**Work to be completed**:
Copy every line of the data in which the word "that" occurs.

**Source excerpt**:
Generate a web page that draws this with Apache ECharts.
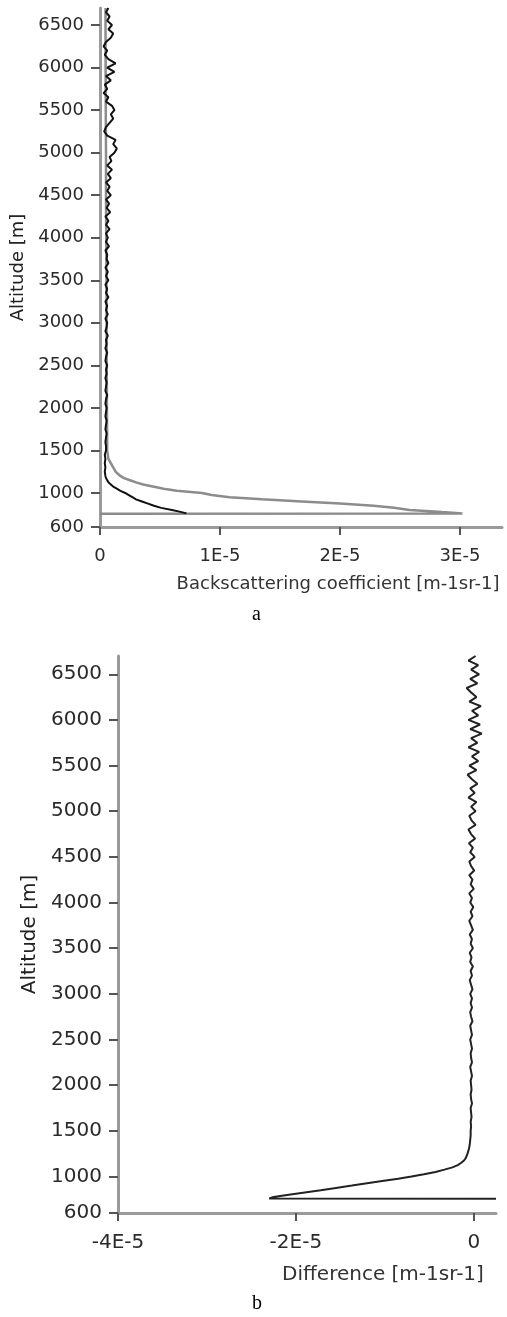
<!DOCTYPE html>
<html>
<head>
<meta charset="utf-8">
<title>Backscattering profile</title>
<script src="https://cdn.jsdelivr.net/npm/echarts@6.0.0/dist/echarts.min.js"></script>
<style>
  html, body { margin: 0; padding: 0; background: #fff; }
  #app { width: 507px; height: 1317px; }
</style>
</head>
<body>
<div id="app"></div>
<script>
// values below are in units of 1E-5 m-1sr-1
const UNIT = 1e-5;

// altitude grid [m] shared by the black profile and the difference
const altitude = [
  755, 760, 775, 800, 825, 850, 875, 900, 925, 950, 975, 1000, 1025, 1050, 1075,
  1100, 1125, 1150, 1175, 1200, 1250, 1300, 1350, 1400, 1450, 1500,
  1550, 1600, 1650, 1700, 1750, 1800, 1850, 1900, 1950, 2000,
  2050, 2100, 2150, 2200, 2250, 2300, 2350, 2400, 2450, 2500,
  2550, 2600, 2650, 2700, 2750, 2800, 2850, 2900, 2950, 3000,
  3050, 3100, 3150, 3200, 3250, 3300, 3350, 3400, 3450, 3500,
  3550, 3600, 3650, 3700, 3750, 3800, 3850, 3900, 3950, 4000,
  4050, 4100, 4150, 4200, 4250, 4300, 4350, 4400, 4450, 4500,
  4550, 4600, 4650, 4700, 4750, 4800, 4850, 4900, 4950, 5000,
  5050, 5100, 5150, 5200, 5250, 5300, 5350, 5400, 5450, 5500,
  5550, 5600, 5650, 5700, 5750, 5800, 5850, 5900, 5950, 6000,
  6050, 6100, 6150, 6200, 6250, 6300, 6350, 6400, 6450, 6500,
  6550, 6600, 6650, 6700
];

// black (noisy) backscatter profile, null = no point at that altitude
const backscatterBlack = [
  null, 0.72, 0.68, 0.60, 0.51, 0.45, 0.40, 0.35, 0.30, 0.27, 0.24, 0.21, 0.17, 0.14, 0.11,
  0.09, 0.07, 0.06, 0.05, 0.045, 0.04, 0.045, 0.04, 0.045, 0.04, 0.05,
  0.05, 0.045, 0.05, 0.055, 0.045, 0.05, 0.055, 0.045, 0.05, 0.055,
  0.045, 0.05, 0.06, 0.045, 0.05, 0.055, 0.045, 0.055, 0.05, 0.06,
  0.045, 0.05, 0.06, 0.045, 0.055, 0.05, 0.065, 0.045, 0.055, 0.06,
  0.045, 0.065, 0.05, 0.06, 0.045, 0.07, 0.05, 0.06, 0.045, 0.07,
  0.05, 0.065, 0.045, 0.07, 0.055, 0.06, 0.045, 0.075, 0.05, 0.065,
  0.05, 0.08, 0.05, 0.07, 0.045, 0.085, 0.055, 0.075, 0.05, 0.09,
  0.06, 0.08, 0.05, 0.09, 0.065, 0.10, 0.06, 0.095, 0.08, 0.12,
  0.14, 0.11, 0.13, 0.06, 0.035, 0.05, 0.08, 0.11, 0.09, 0.12,
  0.10, 0.05, 0.07, 0.03, 0.06, 0.04, 0.09, 0.05, 0.12, 0.06,
  0.13, 0.07, 0.04, 0.06, 0.03, 0.05, 0.09, 0.11, 0.07, 0.10,
  0.06, 0.08, 0.05, 0.07
];

// grey (smooth) backscatter profile on its own altitude grid
const altitudeGrey = [
  755, 760, 775, 800, 825, 850, 875, 900, 925, 950, 975, 1000, 1025, 1050, 1075,
  1100, 1125, 1150, 1175, 1200, 1250, 1300, 1350, 1400, 1450, 1500,
  1600, 2000, 2500, 3000, 3500, 4000, 4500, 5000, 5500, 6000, 6500, 6700
];
const backscatterGrey = [
  0, 3.02, 2.85, 2.58, 2.45, 2.28, 2.0, 1.68, 1.35, 1.08, 0.93, 0.85, 0.64, 0.53, 0.44,
  0.36, 0.30, 0.25, 0.20, 0.17, 0.13, 0.11, 0.09, 0.07, 0.065, 0.06,
  0.06, 0.058, 0.056, 0.055, 0.054, 0.052, 0.05, 0.05, 0.048, 0.047, 0.046, 0.046
];

// difference profile (panel b)
const difference = [
  0.25, -2.3, -2.25, -2.08, -1.9, -1.72, -1.55, -1.37, -1.2, -1.03, -0.85, -0.7, -0.56, -0.43, -0.33,
  -0.24, -0.18, -0.14, -0.11, -0.09, -0.07, -0.055, -0.045, -0.04, -0.035, -0.035,
  -0.03, -0.035, -0.025, -0.03, -0.035, -0.02, -0.03, -0.035, -0.025, -0.03,
  -0.035, -0.02, -0.03, -0.04, -0.02, -0.03, -0.035, -0.02, -0.03, -0.04,
  -0.02, -0.03, -0.04, -0.015, -0.03, -0.04, -0.02, -0.035, -0.02, -0.04,
  -0.015, -0.03, -0.045, -0.02, -0.035, -0.01, -0.04, -0.025, -0.045, -0.01,
  -0.035, -0.02, -0.045, -0.01, -0.03, -0.05, -0.015, -0.035, -0.005, -0.04,
  -0.02, -0.05, 0.0, -0.035, -0.015, -0.05, 0.005, -0.03, -0.05, 0.01,
  -0.04, -0.01, -0.055, 0.015, -0.03, -0.06, 0.02, -0.025, -0.05, 0.02,
  -0.03, 0.03, -0.06, 0.01, -0.04, 0.04, -0.02, -0.07, 0.03, -0.05,
  0.05, -0.02, 0.06, -0.06, 0.04, -0.03, 0.09, -0.04, 0.07, -0.06,
  0.05, -0.02, 0.08, -0.05, 0.03, -0.03, -0.08, 0.04, -0.04, 0.06,
  -0.03, 0.05, -0.06, 0.02
];

// tick labels
const altitudeTicks = [600, 1000, 1500, 2000, 2500, 3000, 3500, 4000, 4500, 5000, 5500, 6000, 6500];
const backscatterTicks = [0, 1, 2, 3];
const differenceTicks = [-4, -2, 0];

(function() {
  const FONT = "DejaVu Sans";

  /**
   * pairs [value, altitude] for a line drawn against the vertical altitude axis
   */
  function toPoints(values, alts) {
    const pts = [];
    values.forEach((v, i) => {
      if (v !== null) {
        pts.push([v * UNIT, alts[i]]);
      }
    });
    return pts;
  }

  function fmtE(v) {
    const n = Math.round(v / UNIT);
    return n === 0 ? "0" : n + "E-5";
  }

  function xAxis(gridIndex, min, max, ticks, name, nameGap, shift, size) {
    const vals = ticks.map(t => t * UNIT);
    return {
      type: "value",
      gridIndex,
      min,
      max,
      splitLine: { show: false },
      axisLine: { show: true, onZero: false, lineStyle: { color: "#9a9a9a", width: 3 } },
      axisTick: {
        show: true,
        customValues: vals,
        length: 8,
        lineStyle: { color: "#555", width: 2 }
      },
      axisLabel: {
        customValues: vals,
        formatter: fmtE,
        margin: 20,
        fontFamily: FONT,
        fontSize: size,
        color: "#2a2a2a"
      },
      name,
      nameLocation: "middle",
      nameGap,
      nameTextStyle: {
        fontFamily: FONT,
        fontSize: size,
        color: "#333",
        padding: [0, 0, 0, shift]
      }
    };
  }

  function yAxis(gridIndex, nameGap, size) {
    return {
      type: "value",
      gridIndex,
      min: 600,
      max: 6700,
      splitLine: { show: false },
      axisLine: { show: true, onZero: false, lineStyle: { color: "#9a9a9a", width: 3 } },
      axisTick: {
        show: true,
        customValues: altitudeTicks,
        length: 9,
        lineStyle: { color: "#555", width: 2 }
      },
      axisLabel: {
        customValues: altitudeTicks,
        formatter: v => String(v),
        margin: 16,
        fontFamily: FONT,
        fontSize: size,
        color: "#2a2a2a"
      },
      name: "Altitude [m]",
      nameLocation: "middle",
      nameGap,
      nameTextStyle: { fontFamily: FONT, fontSize: size, color: "#222" }
    };
  }

  const myChart = echarts.init(document.getElementById("app"), null, { renderer: "canvas" });
  const option = {
    animation: false,
    backgroundColor: "#fff",
    grid: [
      { left: 100, top: 8, width: 402, height: 519 },
      { left: 118, top: 656, width: 378, height: 557 }
    ],
    xAxis: [
      xAxis(0, 0, 3.35e-5, backscatterTicks, "Backscattering coefficient [m-1sr-1]", 48, 74, 18),
      xAxis(1, -4e-5, 0.25e-5, differenceTicks, "Difference [m-1sr-1]", 52, 152, 20)
    ],
    yAxis: [yAxis(0, 71, 18), yAxis(1, 77, 20)],
    graphic: [
      {
        type: "text",
        left: 252,
        top: 605,
        style: { text: "a", font: "20px 'Liberation Serif'", fill: "#000" }
      },
      {
        type: "text",
        left: 252,
        top: 1294,
        style: { text: "b", font: "20px 'Liberation Serif'", fill: "#000" }
      }
    ],
    series: [
      {
        type: "line",
        xAxisIndex: 0,
        yAxisIndex: 0,
        showSymbol: false,
        data: toPoints(backscatterGrey, altitudeGrey),
        lineStyle: { color: "#8c8c8c", width: 2.5 }
      },
      {
        type: "line",
        xAxisIndex: 0,
        yAxisIndex: 0,
        showSymbol: false,
        data: toPoints(backscatterBlack, altitude),
        lineStyle: { color: "#111", width: 2 }
      },
      {
        type: "line",
        xAxisIndex: 1,
        yAxisIndex: 1,
        showSymbol: false,
        data: toPoints(difference, altitude),
        lineStyle: { color: "#222", width: 2 }
      }
    ]
  };
  myChart.setOption(option);
})();
</script>
</body>
</html>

**Correct result**:
Generate a web page that draws this with Apache ECharts.
// black (noisy) backscatter profile, null = no point at that altitude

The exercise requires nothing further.